(REQUIRED WORK)
Starting at the first line of the data, print each line verbatim up to and including the line bearing "(steam1l) at (167,64)", omitting pictures.

(GIVEN MATERIAL)
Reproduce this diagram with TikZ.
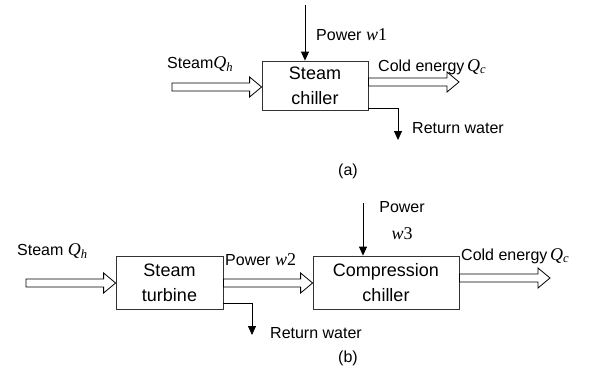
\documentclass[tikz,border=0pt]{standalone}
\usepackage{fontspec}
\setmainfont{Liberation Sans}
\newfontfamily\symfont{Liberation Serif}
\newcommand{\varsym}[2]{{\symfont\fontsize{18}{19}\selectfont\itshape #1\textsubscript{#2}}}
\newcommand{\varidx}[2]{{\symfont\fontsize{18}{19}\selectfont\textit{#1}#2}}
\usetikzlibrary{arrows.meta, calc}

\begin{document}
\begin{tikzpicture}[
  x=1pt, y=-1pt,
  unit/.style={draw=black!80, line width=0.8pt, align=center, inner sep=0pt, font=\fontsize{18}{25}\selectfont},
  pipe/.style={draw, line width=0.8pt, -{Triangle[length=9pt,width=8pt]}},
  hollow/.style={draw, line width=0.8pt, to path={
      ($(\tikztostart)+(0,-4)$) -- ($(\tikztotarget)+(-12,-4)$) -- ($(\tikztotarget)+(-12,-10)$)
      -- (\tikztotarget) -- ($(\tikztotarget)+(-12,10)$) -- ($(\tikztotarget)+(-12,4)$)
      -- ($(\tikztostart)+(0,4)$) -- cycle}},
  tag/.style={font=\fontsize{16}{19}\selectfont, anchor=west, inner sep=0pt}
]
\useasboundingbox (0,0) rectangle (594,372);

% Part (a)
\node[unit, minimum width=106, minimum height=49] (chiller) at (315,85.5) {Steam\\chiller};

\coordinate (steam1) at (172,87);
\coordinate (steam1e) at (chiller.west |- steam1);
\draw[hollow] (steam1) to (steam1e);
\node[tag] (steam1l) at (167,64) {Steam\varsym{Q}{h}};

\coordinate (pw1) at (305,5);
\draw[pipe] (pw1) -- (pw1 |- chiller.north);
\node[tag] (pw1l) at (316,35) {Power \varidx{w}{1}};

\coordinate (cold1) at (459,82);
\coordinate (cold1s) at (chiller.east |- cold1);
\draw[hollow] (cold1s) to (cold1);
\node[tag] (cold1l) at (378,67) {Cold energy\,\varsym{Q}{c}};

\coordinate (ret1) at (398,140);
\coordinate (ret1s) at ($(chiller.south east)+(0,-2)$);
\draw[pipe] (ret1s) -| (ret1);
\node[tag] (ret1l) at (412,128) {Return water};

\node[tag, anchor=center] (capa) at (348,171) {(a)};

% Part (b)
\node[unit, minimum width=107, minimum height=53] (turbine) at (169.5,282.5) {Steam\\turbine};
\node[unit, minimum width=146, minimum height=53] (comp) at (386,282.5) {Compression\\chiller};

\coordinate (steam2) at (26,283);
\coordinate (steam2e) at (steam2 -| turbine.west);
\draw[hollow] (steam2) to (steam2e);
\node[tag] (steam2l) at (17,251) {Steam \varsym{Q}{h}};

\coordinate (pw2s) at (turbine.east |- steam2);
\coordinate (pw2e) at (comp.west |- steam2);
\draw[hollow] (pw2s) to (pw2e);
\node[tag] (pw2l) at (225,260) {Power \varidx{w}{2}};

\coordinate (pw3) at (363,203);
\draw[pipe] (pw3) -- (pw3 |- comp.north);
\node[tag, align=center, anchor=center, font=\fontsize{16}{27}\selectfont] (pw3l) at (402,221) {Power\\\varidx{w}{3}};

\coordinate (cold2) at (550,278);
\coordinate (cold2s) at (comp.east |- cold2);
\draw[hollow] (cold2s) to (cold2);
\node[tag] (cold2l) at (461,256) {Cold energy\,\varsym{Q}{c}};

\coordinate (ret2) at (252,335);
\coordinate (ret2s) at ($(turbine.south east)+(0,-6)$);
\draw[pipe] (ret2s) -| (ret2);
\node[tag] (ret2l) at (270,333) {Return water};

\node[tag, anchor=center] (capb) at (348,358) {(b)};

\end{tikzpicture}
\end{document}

(RESPONSE FOR THIS EXERCISE)
Reproduce this diagram with TikZ.
\documentclass[tikz,border=0pt]{standalone}
\usepackage{fontspec}
\setmainfont{Liberation Sans}
\newfontfamily\symfont{Liberation Serif}
\newcommand{\varsym}[2]{{\symfont\fontsize{18}{19}\selectfont\itshape #1\textsubscript{#2}}}
\newcommand{\varidx}[2]{{\symfont\fontsize{18}{19}\selectfont\textit{#1}#2}}
\usetikzlibrary{arrows.meta, calc}

\begin{document}
\begin{tikzpicture}[
  x=1pt, y=-1pt,
  unit/.style={draw=black!80, line width=0.8pt, align=center, inner sep=0pt, font=\fontsize{18}{25}\selectfont},
  pipe/.style={draw, line width=0.8pt, -{Triangle[length=9pt,width=8pt]}},
  hollow/.style={draw, line width=0.8pt, to path={
      ($(\tikztostart)+(0,-4)$) -- ($(\tikztotarget)+(-12,-4)$) -- ($(\tikztotarget)+(-12,-10)$)
      -- (\tikztotarget) -- ($(\tikztotarget)+(-12,10)$) -- ($(\tikztotarget)+(-12,4)$)
      -- ($(\tikztostart)+(0,4)$) -- cycle}},
  tag/.style={font=\fontsize{16}{19}\selectfont, anchor=west, inner sep=0pt}
]
\useasboundingbox (0,0) rectangle (594,372);

% Part (a)
\node[unit, minimum width=106, minimum height=49] (chiller) at (315,85.5) {Steam\\chiller};

\coordinate (steam1) at (172,87);
\coordinate (steam1e) at (chiller.west |- steam1);
\draw[hollow] (steam1) to (steam1e);
\node[tag] (steam1l) at (167,64) {Steam\varsym{Q}{h}};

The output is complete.